From Morgan Stanley economist Stephen Roach's May 19th essay titled A Tale of Two Asias:

If India is to services as China is to manufacturing, what role does that leave for the high-cost developed world? Down the road, if India also succeeds in pushing into manufacturing while China makes successful forays into services, the same question becomes all the more threatening to the world’s major industrial economies. Protectionism is the biggest risk in all this. IT-enabled globalization is pushing economic development into manufacturing and services at a breakneck pace. Moreover, IT-enabled connectivity has increasingly transformed once non-tradable services into tradables -- and has moved rapidly up the value chain and occupational hierarchy in doing so. The result is a mounting sense of economic insecurity in the developed world that has become a lightning rod for political action that, unfortunately, has unleashed an increasingly worrisome protectionist backlash.

This is not the experience that orthodox economics understands. The win-win theory of globalization -- workers in poor countries get rich through trade but then turn around and buy things made by rich countries -- just isn’t working. That’s because both the speed and scope of an IT-enabled globalization has broken the mold of the classic theory of comparative advantage. In days of yore, it was fine -- albeit painful -- for rich countries to give up market share in tradable manufactured products. That’s because highly-educated knowledge workers could seek refuge and shelter in nontradable services. However, with nontradables becoming tradable and with educational attainment and skillsets rising rapidly in the developing world, the security of the old way has all but vanished. Sadly, that provides both the justification and the opening for protectionists.

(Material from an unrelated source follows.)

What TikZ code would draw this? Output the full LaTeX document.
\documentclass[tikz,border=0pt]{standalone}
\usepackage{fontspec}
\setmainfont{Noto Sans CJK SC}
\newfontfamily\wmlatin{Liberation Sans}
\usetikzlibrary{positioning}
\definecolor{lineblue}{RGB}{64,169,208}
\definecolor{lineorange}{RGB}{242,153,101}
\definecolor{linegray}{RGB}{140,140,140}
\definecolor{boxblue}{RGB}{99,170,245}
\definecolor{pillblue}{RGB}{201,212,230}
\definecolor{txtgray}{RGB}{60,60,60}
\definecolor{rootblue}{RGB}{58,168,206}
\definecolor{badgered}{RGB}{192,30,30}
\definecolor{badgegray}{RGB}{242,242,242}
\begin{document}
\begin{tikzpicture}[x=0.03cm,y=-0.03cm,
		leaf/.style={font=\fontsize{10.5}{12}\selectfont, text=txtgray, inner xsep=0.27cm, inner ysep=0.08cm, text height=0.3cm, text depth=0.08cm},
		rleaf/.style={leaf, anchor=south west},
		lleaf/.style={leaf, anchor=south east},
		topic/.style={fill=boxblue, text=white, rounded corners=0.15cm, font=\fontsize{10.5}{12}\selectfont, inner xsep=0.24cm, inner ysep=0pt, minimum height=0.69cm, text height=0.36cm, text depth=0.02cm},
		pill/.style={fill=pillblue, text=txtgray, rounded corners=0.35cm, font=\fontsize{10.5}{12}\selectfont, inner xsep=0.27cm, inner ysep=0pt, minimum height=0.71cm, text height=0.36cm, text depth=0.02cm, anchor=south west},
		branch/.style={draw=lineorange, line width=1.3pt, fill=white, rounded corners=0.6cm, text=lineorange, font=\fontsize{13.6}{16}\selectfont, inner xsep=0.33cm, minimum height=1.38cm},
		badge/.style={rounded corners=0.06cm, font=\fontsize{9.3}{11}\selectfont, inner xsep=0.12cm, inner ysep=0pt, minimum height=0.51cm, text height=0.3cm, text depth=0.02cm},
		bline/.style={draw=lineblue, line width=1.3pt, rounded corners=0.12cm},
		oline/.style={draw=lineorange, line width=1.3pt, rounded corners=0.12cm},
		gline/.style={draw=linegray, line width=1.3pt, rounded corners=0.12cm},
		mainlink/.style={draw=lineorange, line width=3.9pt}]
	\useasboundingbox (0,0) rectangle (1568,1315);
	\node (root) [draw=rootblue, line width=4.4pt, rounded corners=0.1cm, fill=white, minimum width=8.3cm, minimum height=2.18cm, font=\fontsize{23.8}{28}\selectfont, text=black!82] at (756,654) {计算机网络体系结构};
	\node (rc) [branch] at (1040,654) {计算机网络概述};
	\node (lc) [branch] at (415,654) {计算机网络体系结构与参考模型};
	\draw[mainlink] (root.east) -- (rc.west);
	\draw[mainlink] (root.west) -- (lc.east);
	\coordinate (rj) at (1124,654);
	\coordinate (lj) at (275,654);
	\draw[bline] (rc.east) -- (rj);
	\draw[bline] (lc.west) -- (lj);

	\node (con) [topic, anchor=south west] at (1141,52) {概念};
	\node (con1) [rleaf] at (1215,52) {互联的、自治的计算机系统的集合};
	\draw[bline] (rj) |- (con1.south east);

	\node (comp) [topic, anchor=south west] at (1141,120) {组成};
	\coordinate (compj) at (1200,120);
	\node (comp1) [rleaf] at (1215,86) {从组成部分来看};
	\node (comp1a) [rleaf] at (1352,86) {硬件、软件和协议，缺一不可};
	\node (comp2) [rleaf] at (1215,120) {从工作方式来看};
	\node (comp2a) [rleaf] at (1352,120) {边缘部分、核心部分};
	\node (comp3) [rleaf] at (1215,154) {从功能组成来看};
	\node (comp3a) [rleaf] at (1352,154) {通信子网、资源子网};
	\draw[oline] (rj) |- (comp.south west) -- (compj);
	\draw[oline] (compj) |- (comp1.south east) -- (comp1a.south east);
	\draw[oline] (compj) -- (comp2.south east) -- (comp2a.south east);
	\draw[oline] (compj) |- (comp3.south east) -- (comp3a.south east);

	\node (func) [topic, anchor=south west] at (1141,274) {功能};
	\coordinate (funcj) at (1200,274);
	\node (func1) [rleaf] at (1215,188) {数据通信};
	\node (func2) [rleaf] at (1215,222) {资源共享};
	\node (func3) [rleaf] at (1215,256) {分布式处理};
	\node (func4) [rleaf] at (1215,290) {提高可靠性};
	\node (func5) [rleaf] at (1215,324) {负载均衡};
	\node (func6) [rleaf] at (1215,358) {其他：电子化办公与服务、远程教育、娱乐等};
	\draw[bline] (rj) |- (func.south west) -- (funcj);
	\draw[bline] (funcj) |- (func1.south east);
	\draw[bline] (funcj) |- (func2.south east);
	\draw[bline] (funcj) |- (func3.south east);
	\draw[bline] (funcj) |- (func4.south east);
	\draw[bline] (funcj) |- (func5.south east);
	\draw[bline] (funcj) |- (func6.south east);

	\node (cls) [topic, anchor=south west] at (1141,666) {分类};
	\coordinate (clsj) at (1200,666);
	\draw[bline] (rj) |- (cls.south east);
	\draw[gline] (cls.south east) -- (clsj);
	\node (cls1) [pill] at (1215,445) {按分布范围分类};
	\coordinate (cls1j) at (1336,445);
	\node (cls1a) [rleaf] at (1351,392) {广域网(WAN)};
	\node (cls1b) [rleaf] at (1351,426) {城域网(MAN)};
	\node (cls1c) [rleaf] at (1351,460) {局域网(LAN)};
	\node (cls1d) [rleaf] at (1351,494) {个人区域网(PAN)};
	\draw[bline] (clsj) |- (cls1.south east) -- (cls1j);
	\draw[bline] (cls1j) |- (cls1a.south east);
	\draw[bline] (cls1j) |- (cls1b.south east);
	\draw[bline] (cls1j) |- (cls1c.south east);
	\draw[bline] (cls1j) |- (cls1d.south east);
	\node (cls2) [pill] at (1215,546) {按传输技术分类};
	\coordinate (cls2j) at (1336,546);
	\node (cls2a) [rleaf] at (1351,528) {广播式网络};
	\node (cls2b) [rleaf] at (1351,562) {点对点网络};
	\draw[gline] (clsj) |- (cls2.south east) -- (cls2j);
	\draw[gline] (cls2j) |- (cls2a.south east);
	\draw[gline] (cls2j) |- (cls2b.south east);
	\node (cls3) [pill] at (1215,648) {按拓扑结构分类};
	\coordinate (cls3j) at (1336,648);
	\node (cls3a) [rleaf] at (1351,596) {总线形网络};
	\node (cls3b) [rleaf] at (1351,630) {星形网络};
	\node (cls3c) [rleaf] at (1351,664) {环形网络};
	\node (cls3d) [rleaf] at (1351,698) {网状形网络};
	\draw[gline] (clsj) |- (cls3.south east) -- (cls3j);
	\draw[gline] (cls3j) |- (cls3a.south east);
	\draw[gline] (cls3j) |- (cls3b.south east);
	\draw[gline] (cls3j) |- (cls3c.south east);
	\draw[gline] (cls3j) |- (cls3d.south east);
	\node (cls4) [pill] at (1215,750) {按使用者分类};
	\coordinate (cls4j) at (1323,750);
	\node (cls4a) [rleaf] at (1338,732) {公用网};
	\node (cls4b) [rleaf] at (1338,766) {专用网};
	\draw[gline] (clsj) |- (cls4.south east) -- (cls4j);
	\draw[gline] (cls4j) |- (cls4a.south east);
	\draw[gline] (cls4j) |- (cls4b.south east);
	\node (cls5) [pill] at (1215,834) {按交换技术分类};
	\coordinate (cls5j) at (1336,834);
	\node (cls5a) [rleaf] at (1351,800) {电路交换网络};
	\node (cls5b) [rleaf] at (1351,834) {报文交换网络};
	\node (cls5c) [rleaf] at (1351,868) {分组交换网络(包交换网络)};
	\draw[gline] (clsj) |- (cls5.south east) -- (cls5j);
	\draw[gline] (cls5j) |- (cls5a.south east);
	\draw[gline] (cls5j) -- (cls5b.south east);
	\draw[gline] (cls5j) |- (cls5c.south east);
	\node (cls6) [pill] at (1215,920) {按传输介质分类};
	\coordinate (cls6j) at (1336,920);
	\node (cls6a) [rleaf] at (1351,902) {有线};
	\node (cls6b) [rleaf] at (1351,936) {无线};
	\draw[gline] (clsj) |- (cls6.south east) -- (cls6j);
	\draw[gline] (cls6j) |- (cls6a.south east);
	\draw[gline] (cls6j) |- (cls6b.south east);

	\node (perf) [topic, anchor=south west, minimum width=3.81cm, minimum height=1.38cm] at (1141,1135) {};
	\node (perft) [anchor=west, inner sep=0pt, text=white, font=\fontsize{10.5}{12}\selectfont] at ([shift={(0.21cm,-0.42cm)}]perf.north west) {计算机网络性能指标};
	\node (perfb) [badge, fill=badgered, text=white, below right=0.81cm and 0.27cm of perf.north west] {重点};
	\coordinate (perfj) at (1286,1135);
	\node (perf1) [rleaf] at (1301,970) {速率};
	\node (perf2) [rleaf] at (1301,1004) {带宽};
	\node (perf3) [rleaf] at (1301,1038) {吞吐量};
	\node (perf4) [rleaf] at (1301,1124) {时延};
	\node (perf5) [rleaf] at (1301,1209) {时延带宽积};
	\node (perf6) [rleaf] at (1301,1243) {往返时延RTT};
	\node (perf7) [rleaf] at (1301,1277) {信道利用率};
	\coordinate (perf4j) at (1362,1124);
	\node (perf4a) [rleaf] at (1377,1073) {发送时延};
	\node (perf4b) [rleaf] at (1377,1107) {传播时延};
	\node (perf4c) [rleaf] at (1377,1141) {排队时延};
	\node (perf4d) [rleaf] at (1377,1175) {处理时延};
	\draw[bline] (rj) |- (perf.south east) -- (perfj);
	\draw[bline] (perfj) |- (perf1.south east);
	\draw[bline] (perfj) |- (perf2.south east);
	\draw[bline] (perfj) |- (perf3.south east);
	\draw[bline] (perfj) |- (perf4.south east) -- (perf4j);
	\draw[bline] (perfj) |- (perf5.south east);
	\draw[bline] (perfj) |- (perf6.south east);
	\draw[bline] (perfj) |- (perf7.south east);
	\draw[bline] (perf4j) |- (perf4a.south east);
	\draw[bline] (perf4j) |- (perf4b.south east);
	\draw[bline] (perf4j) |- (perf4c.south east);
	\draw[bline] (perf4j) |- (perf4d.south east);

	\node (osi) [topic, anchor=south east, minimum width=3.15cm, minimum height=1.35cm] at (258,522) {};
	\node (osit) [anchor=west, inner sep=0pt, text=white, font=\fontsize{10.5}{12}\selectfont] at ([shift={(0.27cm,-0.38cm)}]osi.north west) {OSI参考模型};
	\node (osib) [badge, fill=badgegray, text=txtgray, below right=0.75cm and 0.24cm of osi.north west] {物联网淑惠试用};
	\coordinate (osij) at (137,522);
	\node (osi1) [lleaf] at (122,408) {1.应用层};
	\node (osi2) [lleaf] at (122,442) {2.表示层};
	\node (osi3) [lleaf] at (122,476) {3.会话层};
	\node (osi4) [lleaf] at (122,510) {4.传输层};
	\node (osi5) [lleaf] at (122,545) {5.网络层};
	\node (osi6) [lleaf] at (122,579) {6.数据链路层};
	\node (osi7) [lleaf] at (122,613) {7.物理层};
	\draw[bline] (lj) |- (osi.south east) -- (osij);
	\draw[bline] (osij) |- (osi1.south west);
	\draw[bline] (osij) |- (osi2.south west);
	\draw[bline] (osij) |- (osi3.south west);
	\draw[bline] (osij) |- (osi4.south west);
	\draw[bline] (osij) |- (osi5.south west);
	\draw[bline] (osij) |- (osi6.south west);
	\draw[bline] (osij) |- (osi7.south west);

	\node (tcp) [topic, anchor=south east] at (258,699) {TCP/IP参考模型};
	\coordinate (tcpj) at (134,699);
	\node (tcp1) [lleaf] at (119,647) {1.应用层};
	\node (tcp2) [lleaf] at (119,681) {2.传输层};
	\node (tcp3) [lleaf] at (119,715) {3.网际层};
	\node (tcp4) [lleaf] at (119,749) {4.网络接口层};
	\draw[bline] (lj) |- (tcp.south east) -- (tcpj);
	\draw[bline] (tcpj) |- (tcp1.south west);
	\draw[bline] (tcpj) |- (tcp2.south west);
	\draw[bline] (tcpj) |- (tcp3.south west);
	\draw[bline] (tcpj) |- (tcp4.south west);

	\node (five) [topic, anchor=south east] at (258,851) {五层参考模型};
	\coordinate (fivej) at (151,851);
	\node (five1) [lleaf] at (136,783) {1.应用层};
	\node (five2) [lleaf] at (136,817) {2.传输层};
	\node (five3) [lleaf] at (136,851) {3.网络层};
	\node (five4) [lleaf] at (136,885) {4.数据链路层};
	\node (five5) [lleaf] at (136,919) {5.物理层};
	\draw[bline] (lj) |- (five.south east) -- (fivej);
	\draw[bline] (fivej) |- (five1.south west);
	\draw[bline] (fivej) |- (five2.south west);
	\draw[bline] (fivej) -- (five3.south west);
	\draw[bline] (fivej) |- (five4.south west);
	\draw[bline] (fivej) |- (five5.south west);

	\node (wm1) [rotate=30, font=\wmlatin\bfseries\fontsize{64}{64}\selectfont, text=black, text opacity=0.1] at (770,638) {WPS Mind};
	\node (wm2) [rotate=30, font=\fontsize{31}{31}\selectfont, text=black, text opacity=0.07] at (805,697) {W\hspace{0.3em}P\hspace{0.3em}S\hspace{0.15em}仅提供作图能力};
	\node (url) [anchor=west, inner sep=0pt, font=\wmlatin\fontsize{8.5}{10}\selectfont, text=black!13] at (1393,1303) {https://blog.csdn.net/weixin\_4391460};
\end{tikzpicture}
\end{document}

China and India represent the future of Asia -- and quite possibly the future for the global economy. Yet both economies now need to fine-tune their development strategies by expanding their economic power bases. If these mid-course corrections are well executed -- and there is good reason to believe that will be the case -- China and India should play an increasingly powerful role in driving the global growth dynamic for years to come. With that role, however, comes equally important consequences. IT-enabled globalization has introduced an unexpected complication into the process -- a time compression of economic development that has caught the rich industrial world by surprise. Out of that surprise comes a heightened sense of economic security that has stoked an increasingly dangerous protectionist backlash. This could well pose yet another major challenge to China and India -- learning how to live with the consequences of their successes.